# Session Resilience (avoid “lost work” when chats reset)

Codex/chat sessions can lose **conversation context** when a connection drops. The filesystem does not: the durable source of truth is the repo.

This project adds a few boring mechanisms to make resuming work deterministic.

## What to trust

- **Repo state**: `README.md`, `STATUS.md`, `docs/` are canonical.
- **CI**: `./scripts/ci.sh` is the fastest sanity check.
- **Artifacts**: `out/` contains the latest reports from CI runs.

## Quick resume checklist (30 seconds)

From the repo root:

- `./scripts/resume.sh` (recommended)
- `./scripts/audit.sh` (raw)
- `./scripts/state.sh` (writes `docs/SESSION_STATE.md` for pasteable state)
- `./scripts/ci.sh`

If both look sane, you’re back.

## Multi-session coordination (avoid Codex waiting)

When running multiple Codex sessions in parallel, coordinate through the repo:

- Task queue: `docs/13-task-board.md`
- Session context: `docs/SESSION_STATE.md`
- Durable restore points: `docs/CHECKPOINTS.md` + `out/checkpoints/`

Workflow:

1. Pick a task from `docs/13-task-board.md` and **claim it** (owner + working_set).
2. Stay inside your `working_set` to avoid conflicts.
3. Run `./scripts/ci.sh`.
4. Create a restore point: `./scripts/checkpoint.sh "task <id>: <note>"`
5. Mark the task done and paste the checkpoint reference.

If a change must block others (shared files), create a temporary lock file:

- `docs/LOCK_<area>.md`

## Coordination contract (short)

Use this when handing off across sessions:

1. **Claim the task** in `docs/13-task-board.md`.
2. **Declare the working set** in `docs/SESSION_STATE.md`.
3. **Lock shared areas** via `docs/LOCK_<area>.md` if needed.
4. **Checkpoint after changes** (`./scripts/checkpoint.sh "note"`).
5. **Close the task** and paste the checkpoint reference.

## “It looks rolled back” (most common disconnect trap)

If you resume a session and it looks like files “disappeared”, it’s almost always one of:

- You’re looking at a **clean git checkout** somewhere else (remote machine / new container) and the prior work was never committed.
- You’re looking at a **stale copy outside the repo** (see warning below).

What to do:

1. Run `./scripts/audit.sh` and inspect the `git status --porcelain` output.
2. Check `out/checkpoints/` for the latest `iftypeset_checkpoint_*.tar.gz`.
3. If you need to move the work to a new machine/session, copy the latest checkpoint tarball and extract it:

   - `tar -xzf out/checkpoints/iftypeset_checkpoint_<timestamp>.tar.gz -C <new_dir>`

Important: checkpoints snapshot the repo tree (including untracked files). They are the durable “chat-proof” handoff mechanism even when you don’t want to commit yet.

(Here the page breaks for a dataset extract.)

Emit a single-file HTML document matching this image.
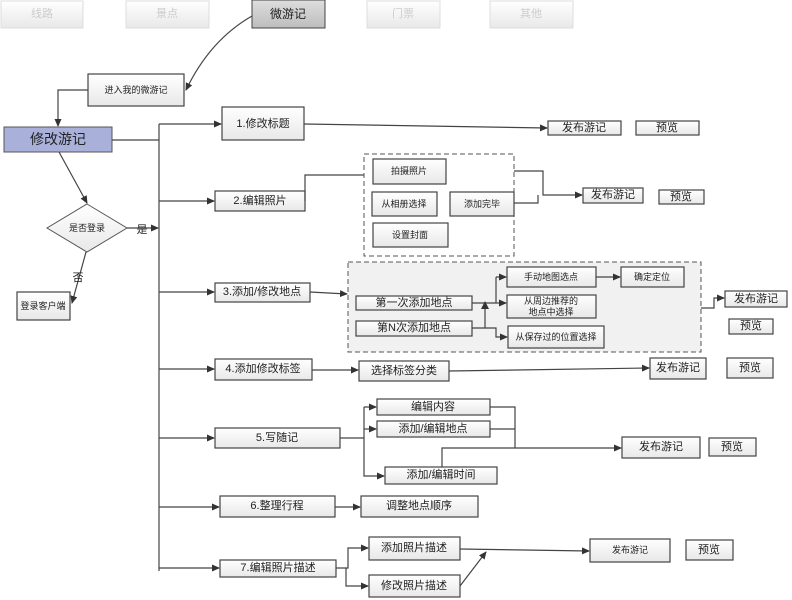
<!DOCTYPE html>
<html><head><meta charset="utf-8"><style>
html,body{margin:0;padding:0;background:#fff;}
svg{display:block;font-family:"Liberation Sans","Noto Sans CJK SC",sans-serif;}
.b{fill:url(#g);stroke:#444;stroke-width:1.2;}
.f{fill:url(#g);stroke:#ddd;stroke-width:1;}
.l{stroke:#444;stroke-width:1.2;fill:none;}
text{font-size:11px;fill:#222;text-anchor:middle;dominant-baseline:central;}
</style></head><body>
<svg width="792" height="600" viewBox="0 0 792 600">
<defs>
<linearGradient id="g" x1="0" y1="0" x2="0" y2="1"><stop offset="0" stop-color="#fff"/><stop offset="1" stop-color="#e8e8e8"/></linearGradient>
<linearGradient id="gg" x1="0" y1="0" x2="0" y2="1"><stop offset="0" stop-color="#dedede"/><stop offset="1" stop-color="#bdbdbd"/></linearGradient>
<marker id="a" markerWidth="8" markerHeight="8" refX="7" refY="4" orient="auto" markerUnits="userSpaceOnUse"><path d="M0,0.5 L8,4 L0,7.5z" fill="#333"/></marker>
</defs>
<!-- tabs -->
<rect class="f" x="1" y="1" width="82" height="27"/><text x="42" y="14" fill="#ccc" style="fill:#ccc">线路</text>
<rect class="f" x="126" y="1" width="83" height="27"/><text x="167" y="14" style="fill:#ccc">景点</text>
<rect x="252" y="0" width="73" height="28" fill="url(#gg)" stroke="#444"/><text x="288" y="14" style="font-size:12px">微游记</text>
<rect class="f" x="367" y="1" width="73" height="27"/><text x="403" y="14" style="fill:#ccc">门票</text>
<rect class="f" x="490" y="1" width="83" height="27"/><text x="531" y="14" style="fill:#ccc">其他</text>
<path class="l" d="M252,16 Q210,40 186,90" marker-end="url(#a)"/>
<rect class="b" x="88" y="74" width="96" height="32"/><text x="136" y="90" style="font-size:9px">进入我的微游记</text>
<path class="l" d="M88,90 H58 V126" marker-end="url(#a)"/>
<rect x="4" y="127" width="108" height="25" fill="#a9b1db" stroke="#555"/><text x="58" y="139" style="font-size:14px">修改游记</text>
<path class="l" d="M59,152 L87,203" marker-end="url(#a)"/>
<polygon points="87,204 127,228 87,252 47,228" fill="url(#g)" stroke="#555"/><text x="87" y="228" style="font-size:9px">是否登录</text>
<path class="l" d="M127,228 H158" marker-end="url(#a)"/><text x="142" y="230" style="font-size:11px">是</text>
<path class="l" d="M86,252 L72,303" marker-end="url(#a)"/><text x="78" y="278">否</text>
<rect class="b" x="17" y="292" width="53" height="28"/><text x="43" y="306" style="font-size:9px">登录客户端</text>
<!-- trunk -->
<path class="l" d="M112,140 H159 M159,124 V571"/>
<path class="l" d="M159,124 H221" marker-end="url(#a)"/>
<path class="l" d="M159,201 H214" marker-end="url(#a)"/>
<path class="l" d="M159,292 H214" marker-end="url(#a)"/>
<path class="l" d="M159,369 H214" marker-end="url(#a)"/>
<path class="l" d="M159,438 H214" marker-end="url(#a)"/>
<path class="l" d="M159,507 H219" marker-end="url(#a)"/>
<path class="l" d="M159,568 H219" marker-end="url(#a)"/>
<!-- 1 -->
<rect class="b" x="222" y="107" width="82" height="33"/><text x="263" y="124">1.修改标题</text>
<path class="l" d="M304,124 L547,128" marker-end="url(#a)"/>
<rect class="b" x="548" y="121" width="73" height="14"/><text x="584" y="128">发布游记</text>
<rect class="b" x="636" y="121" width="63" height="14"/><text x="667" y="128">预览</text>
<!-- 2 -->
<rect class="b" x="215" y="191" width="90" height="20"/><text x="260" y="201">2.编辑照片</text>
<path class="l" d="M305,201 V175 H364"/>
<rect x="364" y="154" width="150" height="102" fill="none" stroke="#555" stroke-dasharray="5,3"/>
<rect class="b" x="373" y="159" width="73" height="25"/><text x="409" y="171" style="font-size:9px">拍摄照片</text>
<rect class="b" x="372" y="192" width="65" height="24"/><text x="404" y="204" style="font-size:9px">从相册选择</text>
<rect class="b" x="450" y="192" width="64" height="24"/><text x="482" y="204" style="font-size:9px">添加完毕</text>
<rect class="b" x="373" y="223" width="75" height="24"/><text x="410" y="235" style="font-size:9px">设置封面</text>
<path class="l" d="M514,171 H543 V195 H582" marker-end="url(#a)"/>
<path class="l" d="M514,203 H538 V195"/>
<rect class="b" x="583" y="188" width="60" height="15"/><text x="613" y="195">发布游记</text>
<rect class="b" x="659" y="190" width="45" height="14"/><text x="681" y="197">预览</text>
<!-- 3 -->
<rect class="b" x="215" y="283" width="95" height="19"/><text x="262" y="292">3.添加/修改地点</text>
<rect x="348" y="262" width="353" height="90" fill="#f1f1f1" stroke="#555" stroke-dasharray="5,3"/>
<path class="l" d="M310,292 L347,294" marker-end="url(#a)"/>
<rect class="b" x="356" y="296" width="116" height="14"/><text x="414" y="303">第一次添加地点</text>
<rect class="b" x="356" y="321" width="116" height="15"/><text x="414" y="328">第N次添加地点</text>
<path class="l" d="M472,303 H496 M472,328 H485 V305"/>
<path d="M481,309 L485,301 L489,309z" fill="#333"/>
<path class="l" d="M496,277 V303 M496,277 H506" marker-end="url(#a)"/>
<path class="l" d="M496,303 H506" marker-end="url(#a)"/>
<path class="l" d="M485,328 H496 V337 H507" marker-end="url(#a)"/>
<rect class="b" x="507" y="267" width="89" height="20"/><text x="551" y="277" style="font-size:9px">手动地图选点</text>
<rect class="b" x="507" y="295" width="89" height="23"/><text x="551" y="301" style="font-size:9px">从周边推荐的</text><text x="551" y="312" style="font-size:9px">地点中选择</text>
<rect class="b" x="508" y="326" width="96" height="22"/><text x="556" y="337" style="font-size:9px">从保存过的位置选择</text>
<path class="l" d="M596,277 H620" marker-end="url(#a)"/>
<rect class="b" x="621" y="267" width="63" height="20"/><text x="652" y="277" style="font-size:9px">确定定位</text>
<path class="l" d="M701,308 H714 V298 H724" marker-end="url(#a)"/>
<rect class="b" x="725" y="291" width="62" height="16"/><text x="756" y="299">发布游记</text>
<rect class="b" x="729" y="319" width="44" height="15"/><text x="751" y="326">预览</text>
<!-- 4 -->
<rect class="b" x="215" y="359" width="97" height="21"/><text x="263" y="369">4.添加修改标签</text>
<path class="l" d="M312,370 H358" marker-end="url(#a)"/>
<rect class="b" x="359" y="361" width="90" height="20"/><text x="404" y="371">选择标签分类</text>
<path class="l" d="M449,371 L649,368" marker-end="url(#a)"/>
<rect class="b" x="650" y="358" width="56" height="21"/><text x="678" y="368">发布游记</text>
<rect class="b" x="727" y="358" width="46" height="20"/><text x="750" y="368">预览</text>
<!-- 5 -->
<rect class="b" x="215" y="428" width="125" height="20"/><text x="277" y="438">5.写随记</text>
<path class="l" d="M340,438 H364 V407 M364,407 H376" marker-end="url(#a)"/>
<path class="l" d="M364,429 H376" marker-end="url(#a)"/>
<path class="l" d="M364,438 V476 H384" marker-end="url(#a)"/>
<rect class="b" x="377" y="399" width="113" height="16"/><text x="433" y="407">编辑内容</text>
<rect class="b" x="377" y="421" width="113" height="16"/><text x="433" y="429">添加/编辑地点</text>
<rect class="b" x="385" y="467" width="112" height="17"/><text x="441" y="475">添加/编辑时间</text>
<path class="l" d="M490,407 H515 V448 M490,429 H515 M442,467 V448 H621" marker-end="url(#a)"/>
<rect class="b" x="622" y="437" width="78" height="21"/><text x="661" y="447">发布游记</text>
<rect class="b" x="709" y="438" width="47" height="18"/><text x="732" y="447">预览</text>
<!-- 6 -->
<rect class="b" x="220" y="496" width="115" height="21"/><text x="277" y="506">6.整理行程</text>
<path class="l" d="M335,507 H360" marker-end="url(#a)"/>
<rect class="b" x="361" y="496" width="117" height="21"/><text x="419" y="506">调整地点顺序</text>
<!-- 7 -->
<rect class="b" x="220" y="560" width="116" height="17"/><text x="278" y="568">7.编辑照片描述</text>
<path class="l" d="M336,568 H348 V548 H368" marker-end="url(#a)"/>
<path class="l" d="M346,568 V586 H368" marker-end="url(#a)"/>
<rect class="b" x="369" y="537" width="91" height="23"/><text x="414" y="548">添加照片描述</text>
<rect class="b" x="369" y="575" width="91" height="22"/><text x="414" y="586">修改照片描述</text>
<path class="l" d="M460,549 L589,551" marker-end="url(#a)"/>
<path class="l" d="M460,586 L486,552" marker-end="url(#a)"/>
<rect class="b" x="590" y="539" width="80" height="23"/><text x="630" y="550" style="font-size:9px">发布游记</text>
<rect class="b" x="686" y="540" width="47" height="20"/><text x="709" y="550">预览</text>
</svg>
</body></html>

## Create a checkpoint (2 minutes)

When you finish a meaningful chunk of work (new rule batches, QA changes, renderer changes), run:

- `./scripts/checkpoint.sh "what changed"`

This:

- runs CI and stores the CI JSON in `out/checkpoints/`
- creates a compressed snapshot tarball in `out/checkpoints/`
- appends a new entry to `docs/CHECKPOINTS.md` with the snapshot hash
- writes `docs/SESSION_STATE.md` so the snapshot includes a pasteable “resume context”

This gives you a **portable restore point** even if the chat transcript is gone.

## Best practice (recommended)

- Push to a remote early (Forgejo/GitHub). A remote is the best anti-loss mechanism.
- Treat `STATUS.md` as the “1-page truth” for what exists and what’s next.
- Don’t rely on chat logs for state; copy any critical decisions into `docs/`.

## Common “it looks rolled back” trap

If you have multiple status documents on disk, prefer the one inside the repo:

- ✅ canonical: `ai-workspace/iftypeset/docs/09-project-status.md`
- ⚠️ non-canonical copies (e.g., `/root/docs/09-project-status.md`) can drift and misreport counts.